On a psychological level, Jondeau, the only child of divorced parents, found stability with Lagerfeld. “Karl is the solid element in my life,” he notes. On the other side, Mouzat says that the designer “considered Sébastien like a son. He literally said it to one of Seb’s best friends, who later shared the story with him.” “Karl opens for me the doors to Paris, to the world, socially, culturally, and materially,” writes Jondeau. “He is the Holy Grail. It’s one of the reasons that prompted me to ask to work with him. He represents the openness that I need.”

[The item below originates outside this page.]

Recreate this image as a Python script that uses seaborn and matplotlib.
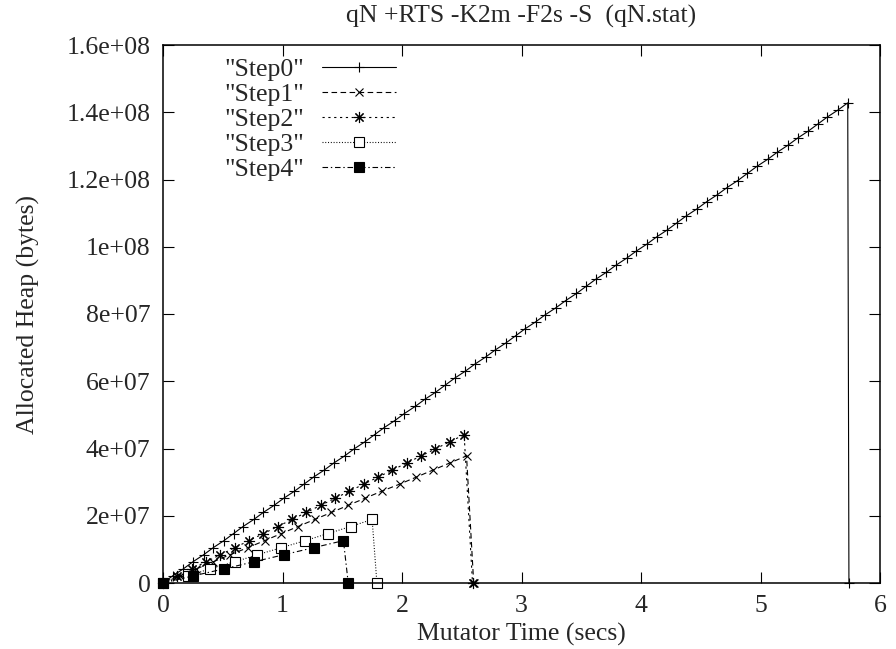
import numpy as np
import pandas as pd
import matplotlib
matplotlib.use("Agg")
import matplotlib.pyplot as plt
import seaborn as sns
from matplotlib.ticker import FixedLocator, FixedFormatter

# ---------------- data ----------------
title = "qN +RTS -K2m -F2s -S  (qN.stat)"
x_label = "Mutator Time (secs)"
y_label = "Allocated Heap (bytes)"
series_names = ['"Step0"', '"Step1"', '"Step2"', '"Step3"', '"Step4"']

step0_x = [0.00, 0.08, 0.17, 0.25, 0.34, 0.42, 0.51, 0.59, 0.67, 0.76,
           0.84, 0.93, 1.01, 1.10, 1.18, 1.26, 1.35, 1.43, 1.52, 1.60,
           1.69, 1.77, 1.85, 1.94, 2.02, 2.11, 2.19, 2.28, 2.36, 2.44,
           2.53, 2.61, 2.70, 2.78, 2.87, 2.95, 3.03, 3.12, 3.20, 3.29,
           3.37, 3.46, 3.54, 3.62, 3.71, 3.79, 3.88, 3.96, 4.05, 4.13,
           4.22, 4.30, 4.38, 4.47, 4.55, 4.64, 4.72, 4.81, 4.89, 4.97,
           5.06, 5.14, 5.23, 5.31, 5.40, 5.48, 5.56, 5.65, 5.73, 5.74]
# heap values in millions of bytes
step0_y = [0.0, 2.1, 4.2, 6.3, 8.4, 10.5, 12.6, 14.7, 16.8, 18.9,
           21.0, 23.1, 25.2, 27.3, 29.4, 31.5, 33.6, 35.7, 37.8, 39.9,
           42.0, 44.1, 46.2, 48.3, 50.4, 52.5, 54.6, 56.7, 58.8, 60.9,
           63.0, 65.1, 67.2, 69.3, 71.4, 73.5, 75.6, 77.7, 79.8, 81.9,
           84.0, 86.1, 88.2, 90.3, 92.4, 94.5, 96.6, 98.7, 100.8, 102.9,
           105.0, 107.1, 109.2, 111.3, 113.4, 115.5, 117.6, 119.7, 121.8, 123.9,
           126.0, 128.1, 130.2, 132.3, 134.4, 136.5, 138.6, 140.7, 142.8, 0.0]

step1_x = [0.00, 0.14, 0.28, 0.42, 0.56, 0.71, 0.85, 0.99, 1.13, 1.27,
           1.41, 1.55, 1.69, 1.83, 1.98, 2.12, 2.26, 2.40, 2.54, 2.60]
step1_y = [0.0, 2.1, 4.2, 6.3, 8.4, 10.5, 12.6, 14.7, 16.8, 18.9,
           21.0, 23.1, 25.2, 27.3, 29.4, 31.5, 33.6, 35.7, 37.8, 0.0]

step2_x = [0.00, 0.12, 0.24, 0.36, 0.48, 0.60, 0.72, 0.84, 0.96, 1.08,
           1.20, 1.32, 1.44, 1.56, 1.68, 1.80, 1.92, 2.04, 2.16, 2.28,
           2.40, 2.52, 2.59]
step2_y = [0.0, 2.1, 4.2, 6.3, 8.4, 10.5, 12.6, 14.7, 16.8, 18.9,
           21.0, 23.1, 25.2, 27.3, 29.4, 31.5, 33.6, 35.7, 37.8, 39.9,
           42.0, 44.1, 0.0]

step3_x = [0.00, 0.21, 0.39, 0.60, 0.79, 0.99, 1.19, 1.38, 1.57, 1.75, 1.79]
step3_y = [0.0, 2.1, 4.2, 6.3, 8.4, 10.5, 12.6, 14.7, 16.8, 18.9, 0.0]

step4_x = [0.00, 0.25, 0.51, 0.76, 1.01, 1.26, 1.51, 1.55]
step4_y = [0.0, 2.1, 4.2, 6.3, 8.4, 10.5, 12.6, 0.0]

x_ticks = [0, 1, 2, 3, 4, 5, 6]
x_tick_labels = ["0", "1", "2", "3", "4", "5", "6"]
y_ticks = [0, 2e7, 4e7, 6e7, 8e7, 1e8, 1.2e8, 1.4e8, 1.6e8]
y_tick_labels = ["0", "2e+07", "4e+07", "6e+07", "8e+07", "1e+08",
                 "1.2e+08", "1.4e+08", "1.6e+08"]

# ---------------- style ----------------
sns.set_style("ticks")
plt.rcParams["font.family"] = ["Liberation Serif", "DejaVu Serif"]
plt.rcParams["lines.scale_dashes"] = False
FS = 18.5

all_x = [step0_x, step1_x, step2_x, step3_x, step4_x]
all_y = [step0_y, step1_y, step2_y, step3_y, step4_y]
frames = []
for name, xs, ys in zip(series_names, all_x, all_y):
    frames.append(pd.DataFrame({"series": name, "time": xs,
                                "heap": np.asarray(ys) * 1e6}))
df = pd.concat(frames, ignore_index=True)

styles = {
    '"Step0"': dict(linestyle="-", marker="+", ms=7.5, mfc="black"),
    '"Step1"': dict(linestyle=(0, (4, 2.5)), marker="x", ms=6, mfc="black"),
    '"Step2"': dict(linestyle=(0, (1.6, 2.6)), marker=(8, 2, 0), ms=8, mfc="black"),
    '"Step3"': dict(linestyle=(0, (0.7, 1.3)), marker="s", ms=6.5, mfc="white"),
    '"Step4"': dict(linestyle=(0, (4, 2, 1, 2)), marker="s", ms=7, mfc="black"),
}

fig = plt.figure(figsize=(8.96, 6.49), dpi=100)
ax = fig.add_axes([163 / 896, 66 / 649, 717 / 896, 538 / 649])

for name in series_names:
    st = styles[name]
    sub = df[df["series"] == name]
    sns.lineplot(data=sub, x="time", y="heap", ax=ax, sort=False,
                 estimator=None, color="black", linewidth=0.8,
                 linestyle=st["linestyle"], marker=st["marker"],
                 markersize=st["ms"], markerfacecolor=st["mfc"],
                 markeredgecolor="black", markeredgewidth=0.8,
                 clip_on=False, label=name)

ax.set_xlim(0, 6)
ax.set_ylim(0, 1.6e8)
ax.xaxis.set_major_locator(FixedLocator(x_ticks))
ax.xaxis.set_major_formatter(FixedFormatter(x_tick_labels))
ax.yaxis.set_major_locator(FixedLocator(y_ticks))
ax.yaxis.set_major_formatter(FixedFormatter(y_tick_labels))
ax.tick_params(axis="both", which="major", direction="in", length=8,
               width=0.8, top=True, right=True, labelsize=FS, color="black")
ax.tick_params(axis="x", pad=9)
ax.tick_params(axis="y", pad=9)
for sp in ax.spines.values():
    sp.set_visible(True)
    sp.set_linewidth(1.1)
    sp.set_color("black")

ax.set_xlabel(x_label, fontsize=FS)
ax.set_ylabel(y_label, fontsize=FS)
ax.xaxis.set_label_coords(0.5, -0.075)
ax.yaxis.set_label_coords(-0.172, 0.5)
ax.set_title(title, fontsize=FS, pad=16)

handles, labels = ax.get_legend_handles_labels()
leg = ax.legend(handles, labels, loc="upper left",
                bbox_to_anchor=(0.086, 0.976), frameon=False,
                markerfirst=False, numpoints=1, handlelength=2.85,
                handletextpad=0.7, labelspacing=0.08, borderpad=0,
                borderaxespad=0, fontsize=FS)

fig.savefig("out.png", dpi=100, facecolor="white")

Like all those close to the designer, Jondeau was the beneficiary of Lagerfeld’s generosity. The perks were notable: private jets, fancy cars, runway cameos. But even as he became accustomed to, and enjoyed, the jet-set lifestyle, Jondeau never disavowed his past or distanced his friends. In fact the reader becomes aware that the Frenchman’s connections to the often invisible people who make Paris hum enhanced his ability to be of service to Lagerfeld. The wife of a friend became Choupette’s cat-sitter, for example.

Besides publishing a book, Jondeau is currently busy being an ambassador for the Karl Lagerfeld brand. He’s still boxing and has been tapped by Silvia Venturini Fendi to apply his sportsman’s eye to an activewear line. It seems safe to say that fashion hasn’t seen the last of him.

Working for Lagerfeld might have taken Jondeau into another orbit, but he seems to have been able to keep his feet mostly on the ground. One of the aims of the book, he says, is to show “that everything is possible.” “[If] you’re alive, [and] you are [in] good health, you have everything. Sometimes,” he adds, “we forget all of this because we are thinking too [materialistically], but we are very lucky.”